To affirm that the airplane is going to revolutionize the future is to be guilty of the wildest exaggeration.
-- Scientific American, 1910

During the last 100 years, humans went from walking on Earth to walking on the moon. They went from riding horses to flying jet airplanes. With each decade, aviation technology crossed another frontier, and, with each crossing, the world changed.

During the 20th century, five companies charted the course of aerospace history in the United States. They were the Boeing Airplane Co., Douglas Aircraft Co., McDonnell Aircraft Corp., North American Aviation and Hughes Aircraft. By the dawning of the new millennium, they had joined forces to share a legacy of victory and discovery, cooperation and competition, high adventure and hard struggle.
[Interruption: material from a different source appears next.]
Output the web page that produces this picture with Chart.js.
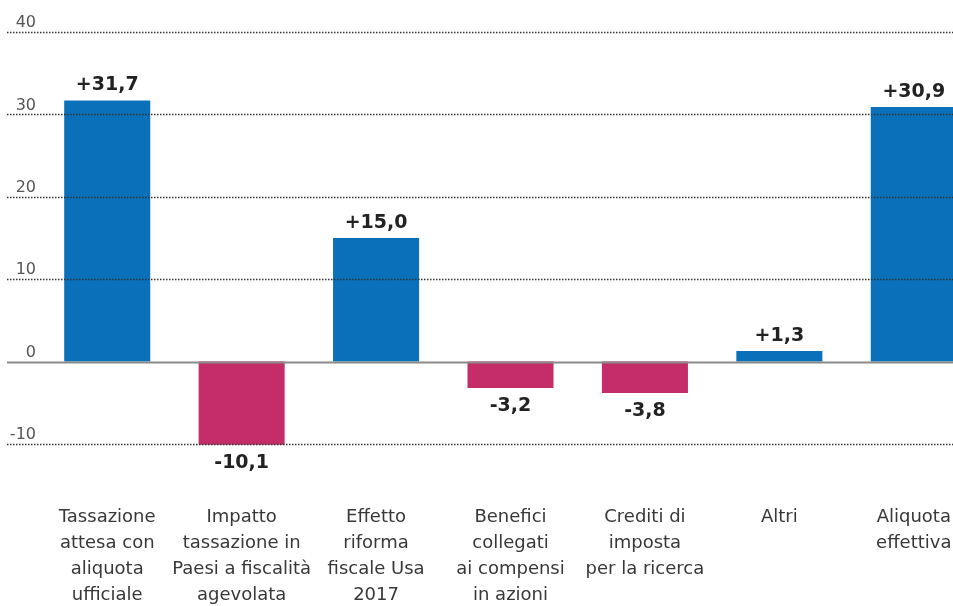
<!DOCTYPE html>
<html>
<head>
<meta charset="utf-8">
<script src="https://cdn.jsdelivr.net/npm/chart.js@4"></script>
<style>
  html, body { margin: 0; padding: 0; background: #fff; overflow: hidden; width: 953px; height: 606px; }
  #wrap { width: 953px; height: 606px; position: relative; overflow: hidden; }
  #inner { position: absolute; left: 0; top: 0; width: 990px; height: 606px; }
  canvas { display: block; }
</style>
</head>
<body>
<div id="wrap"><div id="inner"><canvas id="c" width="990" height="606"></canvas></div></div>
<script>
const categories = [
  ["Tassazione", "attesa con", "aliquota", "ufficiale"],
  ["Impatto", "tassazione in", "Paesi a fiscalità", "agevolata"],
  ["Effetto", "riforma", "fiscale Usa", "2017"],
  ["Benefici", "collegati", "ai compensi", "in azioni"],
  ["Crediti di", "imposta", "per la ricerca"],
  ["Altri"],
  ["Aliquota", "effettiva"]
];
const values = [31.7, -10.1, 15.0, -3.2, -3.8, 1.3, 30.9];
const yTicks = [-10, 0, 10, 20, 30, 40];

const BLUE = '#0a70ba';
const PINK = '#c42d67';

function fmt(v) {
  return (v > 0 ? '+' : '') + v.toFixed(1).replace('.', ',');
}

const overlay = {
  id: 'overlay',
  afterDatasetsDraw(chart) {
    const ctx = chart.ctx;
    const y = chart.scales.y;
    const W = chart.width;
    ctx.save();
    yTicks.forEach(v => {
      const py = Math.round(y.getPixelForValue(v)) + 0.5;
      ctx.beginPath();
      if (v === 0) {
        ctx.setLineDash([]);
        ctx.strokeStyle = '#8a8a8a';
        ctx.lineWidth = 2;
      } else {
        ctx.setLineDash([1.5, 1.5]);
        ctx.strokeStyle = '#333';
        ctx.lineWidth = 1.5;
      }
      ctx.moveTo(7, py);
      ctx.lineTo(W, py);
      ctx.stroke();
    });
    const meta = chart.getDatasetMeta(0);
    ctx.font = 'bold 19px "DejaVu Sans"';
    ctx.fillStyle = '#222';
    ctx.textAlign = 'center';
    meta.data.forEach((bar, i) => {
      const v = values[i];
      if (v >= 0) {
        ctx.textBaseline = 'alphabetic';
        ctx.fillText(fmt(v), bar.x, bar.y - 10);
      } else {
        ctx.textBaseline = 'top';
        ctx.fillText(fmt(v), bar.x, bar.y + 9);
      }
    });
    ctx.restore();
  }
};

new Chart(document.getElementById('c'), {
  type: 'bar',
  data: {
    labels: categories,
    datasets: [{
      data: values,
      backgroundColor: values.map(v => v >= 0 ? BLUE : PINK),
      borderWidth: 0,
      barPercentage: 0.64,
      categoryPercentage: 1,
      clip: false
    }]
  },
  options: {
    responsive: false,
    maintainAspectRatio: false,
    animation: false,
    devicePixelRatio: 1,
    layout: { padding: { left: 0, right: 9, top: 32, bottom: 0 } },
    plugins: { legend: { display: false }, tooltip: { enabled: false } },
    scales: {
      x: {
        offset: true,
        grid: { display: false, drawTicks: true, tickLength: 60 },
        border: { display: false },
        ticks: {
          padding: 0,
          maxRotation: 0,
          autoSkip: false,
          color: '#383838',
          font: { family: '"DejaVu Sans"', size: 18, lineHeight: 1.45 }
        },
        afterFit(scale) { scale.height = 162; scale.paddingLeft = 0; scale.paddingRight = 0; }
      },
      y: {
        min: -10,
        max: 40,
        afterBuildTicks(scale) { scale.ticks = yTicks.map(v => ({ value: v })); },
        grid: { display: false, drawTicks: false },
        border: { display: false },
        ticks: {
          crossAlign: 'near',
          padding: 4,
          labelOffset: -9,
          color: '#555',
          font: { family: '"DejaVu Sans"', size: 16 }
        },
        afterFit(scale) { scale.width = 40; }
      }
    }
  },
  plugins: [overlay]
});
</script>
</body>
</html>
Their stories began with five men who shared the vision that gave tangible wings to the eternal dream of flight. William Edward Boeing, born in 1881 in Detroit, Mich., began building floatplanes near Seattle, Wash. Donald Wills Douglas, born in 1892 in New York, began building bombers and passenger transports in Santa Monica, Calif. James Smith McDonnell, born in 1899 in Denver, Colo., began building jet fighters in St. Louis, Mo. James Howard "Dutch" Kindelberger, born in 1895 in Wheeling, W.Va., began building trainers in Los Angeles, Calif. Howard Hughes Jr. was born in Houston, Texas, in 1905. The Hughes Space and Communications Co. built the world's first geosynchronous communications satellite in 1963.

The companies began their journey across the frontiers of aerospace at different times and under different circumstances. Their paths merged and their contributions are the common heritage of The Boeing Company today.